Garn–St Germain Depository Institutions Act
Garn–St Germain Depository Institutions Act (1982)
1) Link to the Text of the Act
Read the statute (12 U.S.C. §§ 1464, 1701j–3, 3801 et seq.)
2) Why It Was Done
Enacted to address the crisis in the savings and loan (S&L) industry, the Act further deregulated depository institutions, expanded lending powers, and introduced new mortgage options. It was intended to give S&Ls more flexibility and prevent widespread failures.
3) Pre-existing Law or Constitutional Rights
The Depository Institutions Deregulation and Monetary Control Act of 1980 (DIDMCA) had already begun phasing out deposit interest ceilings. Garn–St Germain went further, granting S&Ls broader powers in lending and commercial activity. No constitutional rights were directly altered.

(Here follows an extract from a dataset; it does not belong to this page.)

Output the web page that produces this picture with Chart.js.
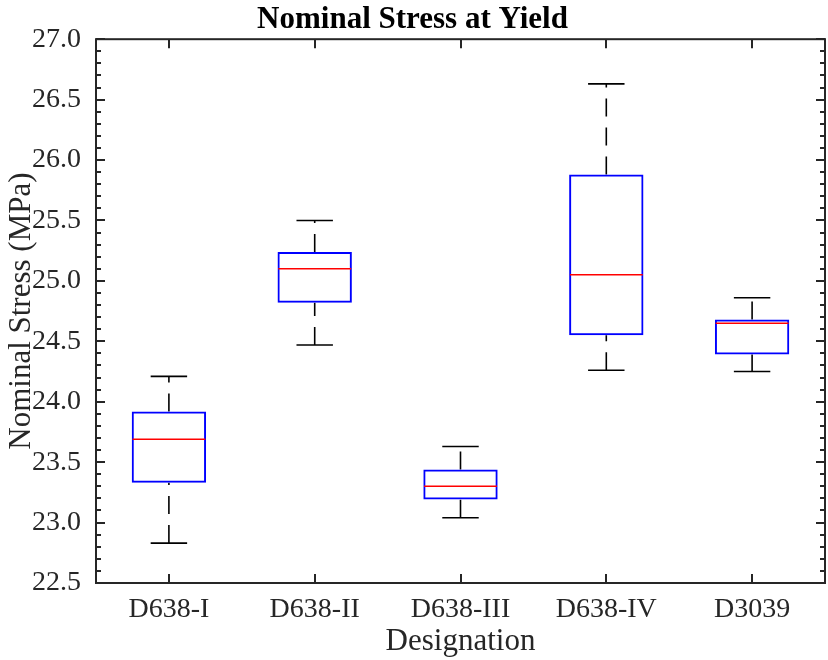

4) Overreach or Proper Role?
Supporters claimed it was necessary to modernize housing finance and save failing S&Ls. Critics argued it encouraged reckless risk-taking, contributing directly to the S&L collapse of the late 1980s and massive taxpayer bailouts.
5) Who or What It Controls
- Savings and Loans (S&Ls) (granted expanded commercial lending and adjustable-rate mortgages)
- Banks and credit unions (benefited from loosened restrictions)
- Mortgage borrowers (new products such as adjustable-rate mortgages introduced)
- Regulators (tasked with overseeing riskier institutions under looser rules)
6) Key Sections / Citations
- 12 U.S.C. § 1464(c): Expanded powers of federal savings and loan associations
- 12 U.S.C. § 1701j–3: Federal preemption of due-on-sale mortgage clauses
- 12 U.S.C. § 3801 et seq.: Authorized adjustable-rate mortgages (ARMs)
7) Recent Changes or Live Controversies
- Widely blamed as a root cause of the Savings & Loan crisis, which cost U.S. taxpayers an estimated $120 billion.
- Still cited in debates about financial deregulation vs. oversight.
- Many provisions effectively rolled back or superseded by FIRREA (1989).